▸ **Stored data**:
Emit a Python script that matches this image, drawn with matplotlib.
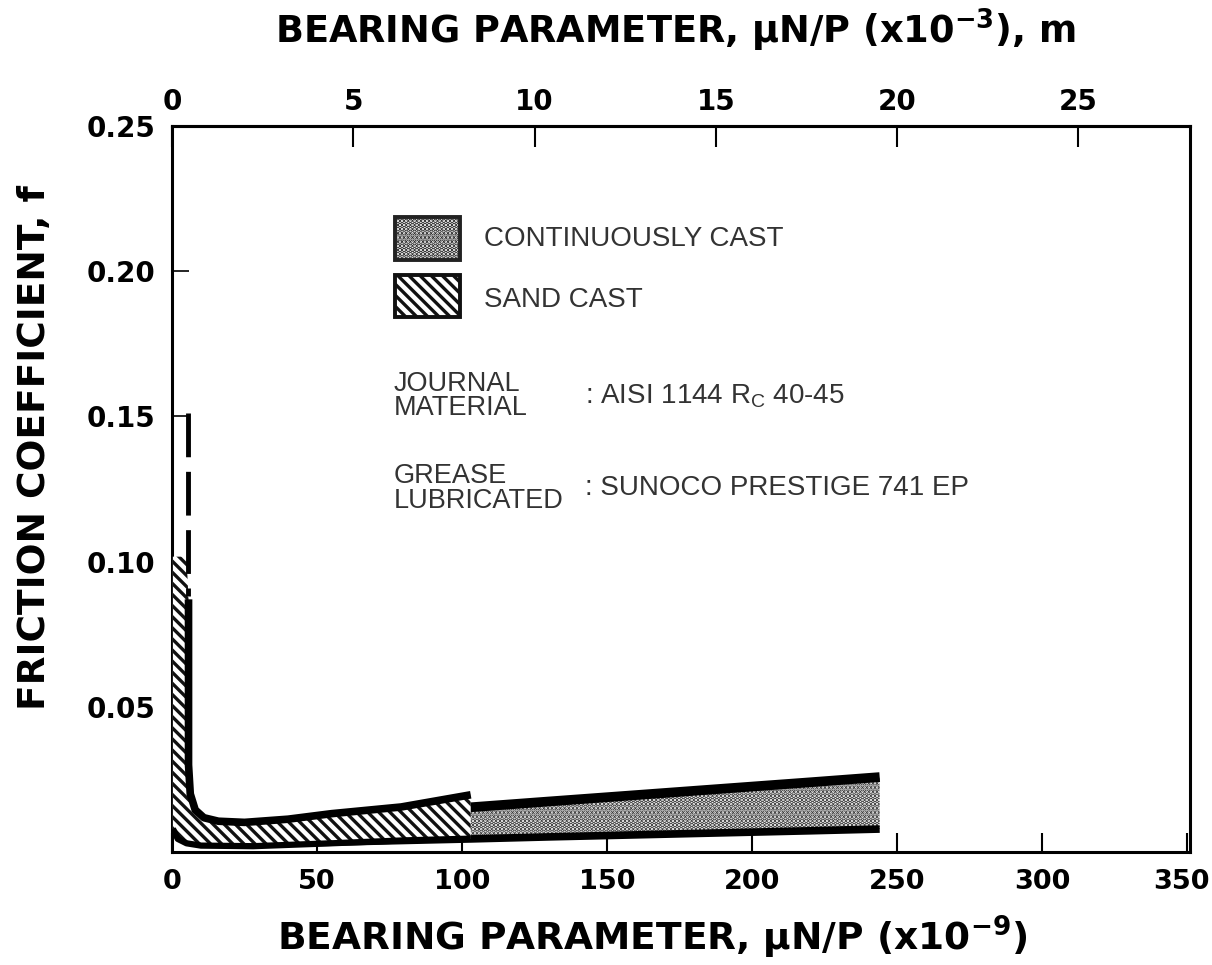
import matplotlib
matplotlib.use('Agg')
import matplotlib.pyplot as plt
from matplotlib.patches import Rectangle

# ---------------- data ----------------
x_ticks = [0, 50, 100, 150, 200, 250, 300, 350]
x_tick_labels = ['0', '50', '100', '150', '200', '250', '300', '350']
y_ticks = [0.05, 0.10, 0.15, 0.20, 0.25]
y_tick_labels = ['0.05', '0.10', '0.15', '0.20', '0.25']
top_ticks = [0, 5, 10, 15, 20, 25]
top_scale = 12.5  # bottom units per top unit

# Sand cast band (hatched)
sand_upper_x = [5.0, 5.7, 5.7, 6.3, 8.0, 11, 16, 25, 40, 55, 79, 103]
sand_upper_y = [0.1017, 0.087, 0.030, 0.020, 0.0145, 0.0118, 0.0106, 0.0102, 0.0113, 0.0132, 0.0155, 0.0197]
sand_lower_x = [0.3, 0.3, 2.0, 5.0, 10, 28, 55, 80, 103]
sand_lower_y = [0.1017, 0.008, 0.0045, 0.0030, 0.0022, 0.0020, 0.0030, 0.0040, 0.0046]
dash_x = [5.5, 5.5]
dash_y = [0.151, 0.088]

# Continuously cast band (stippled)
cont_x = [20, 60, 103, 130, 160, 190, 220, 244]
cont_upper = [0.0085, 0.0122, 0.0154, 0.0174, 0.0196, 0.0218, 0.0240, 0.0258]
cont_lower = [0.0025, 0.0035, 0.0045, 0.0052, 0.0059, 0.0066, 0.0073, 0.0079]

legend_labels = ['CONTINUOUSLY CAST', 'SAND CAST']
info_keys = ['JOURNAL\nMATERIAL', 'GREASE\nLUBRICATED']
info_vals = [': AISI 1144 R$_\\mathregular{C}$ 40-45', ': SUNOCO PRESTIGE 741 EP']

# ---------------- style ----------------
plt.rcParams['font.family'] = ['DejaVu Sans']
plt.rcParams['font.weight'] = 'bold'
plt.rcParams['mathtext.fontset'] = 'dejavusans'
plt.rcParams['hatch.linewidth'] = 2.4

fig = plt.figure(figsize=(12.12, 9.65), dpi=100)
ax = fig.add_axes([172 / 1212, 113 / 965, 1018 / 1212, 726 / 965])
ax.set_xlim(0, 351)
ax.set_ylim(0, 0.25)

# continuously cast band
ax.fill_between(cont_x, cont_lower, cont_upper, facecolor='white', edgecolor='#333333',
                hatch='....', linewidth=0, zorder=2)
ax.plot(cont_x, cont_upper, color='k', lw=7, solid_capstyle='butt', zorder=3)
ax.plot(cont_x, cont_lower, color='k', lw=5.5, solid_capstyle='butt', zorder=3)

# sand cast band
poly_x = sand_lower_x + sand_upper_x[::-1]
poly_y = sand_lower_y + sand_upper_y[::-1]
ax.fill(poly_x, poly_y, facecolor='white', edgecolor='#111111', hatch='\\\\\\',
        linewidth=0, zorder=4)
ax.plot(sand_upper_x[1:], sand_upper_y[1:], color='k', lw=5.5, solid_capstyle='butt',
        solid_joinstyle='round', zorder=5)
ax.plot(sand_lower_x[1:], sand_lower_y[1:], color='k', lw=4.5, solid_capstyle='butt',
        solid_joinstyle='round', zorder=5)
ax.plot(dash_x, dash_y, color='k', lw=3.5, dashes=(9, 3), zorder=5)

# legend boxes
ax.add_patch(Rectangle((76.8, 0.2040), 22.5, 0.0145, facecolor='white', edgecolor='#222222',
                       hatch='....', lw=2.8, zorder=5))
ax.add_patch(Rectangle((76.8, 0.1843), 22.5, 0.0145, facecolor='white', edgecolor='#111111',
                       hatch='\\\\\\', lw=2.8, zorder=5))
legend_y = [0.2112, 0.1902]
for lab, yy in zip(legend_labels, legend_y):
    ax.text(107.5, yy, lab, fontsize=20, family='Liberation Sans', weight='normal',
            color='#333333', va='center', ha='left')
info_y = [0.1570, 0.1252]
for k, v, yy in zip(info_keys, info_vals, info_y):
    ax.text(76.4, yy, k, fontsize=19.5, family='Liberation Sans', weight='normal',
            color='#333333', va='center', ha='left', linespacing=0.92)
    ax.text(142.5, yy, v, fontsize=20, family='Liberation Sans', weight='normal',
            color='#333333', va='center', ha='left')

# axes styling
for sp in ax.spines.values():
    sp.set_linewidth(2.2)
ax.set_xticks(x_ticks, x_tick_labels[:-1] + [''])
ax.set_yticks(y_ticks, y_tick_labels)
ax.tick_params(axis='x', direction='in', length=14, width=1.5, pad=12, labelsize=19.5,
               top=False)
ax.tick_params(axis='y', direction='in', length=12, width=1.2, pad=12, labelsize=20,
               right=False)
# last bottom tick label, nudged left so it stays inside the figure
ax.annotate(x_tick_labels[-1], xy=(x_ticks[-1], 0), xycoords=('data', 'axes fraction'),
            xytext=(-4, -12), textcoords='offset points', ha='center', va='top',
            fontsize=19.5, weight='bold')

secax = ax.secondary_xaxis('top', functions=(lambda v: v / top_scale, lambda v: v * top_scale))
secax.set_xticks(top_ticks)
secax.tick_params(axis='x', direction='in', length=15, width=1.5, pad=7, labelsize=20)
secax.spines['top'].set_linewidth(2.2)

fig.text(0.557, 0.968, 'BEARING PARAMETER, $\\mathrm{\\mu}$N/P (x10$^{\\mathbf{-3}}$), m',
         ha='center', va='center', fontsize=26.5)
fig.text(0.538, 0.029, 'BEARING PARAMETER, $\\mathrm{\\mu}$N/P (x10$^{\\mathbf{-9}}$)',
         ha='center', va='center', fontsize=27)
fig.text(0.029, 0.536, 'FRICTION COEFFICIENT, f', rotation=90,
         ha='center', va='center', fontsize=27)

fig.savefig('out.png', dpi=100, facecolor='white')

▸ **Written exercise**: Could the lines from the top of the material through the line with "top_scale = 12.5" be repeated exactly, pictures left out?

▸ **Finished exercise**:
Emit a Python script that matches this image, drawn with matplotlib.
import matplotlib
matplotlib.use('Agg')
import matplotlib.pyplot as plt
from matplotlib.patches import Rectangle

# ---------------- data ----------------
x_ticks = [0, 50, 100, 150, 200, 250, 300, 350]
x_tick_labels = ['0', '50', '100', '150', '200', '250', '300', '350']
y_ticks = [0.05, 0.10, 0.15, 0.20, 0.25]
y_tick_labels = ['0.05', '0.10', '0.15', '0.20', '0.25']
top_ticks = [0, 5, 10, 15, 20, 25]
top_scale = 12.5  # bottom units per top unit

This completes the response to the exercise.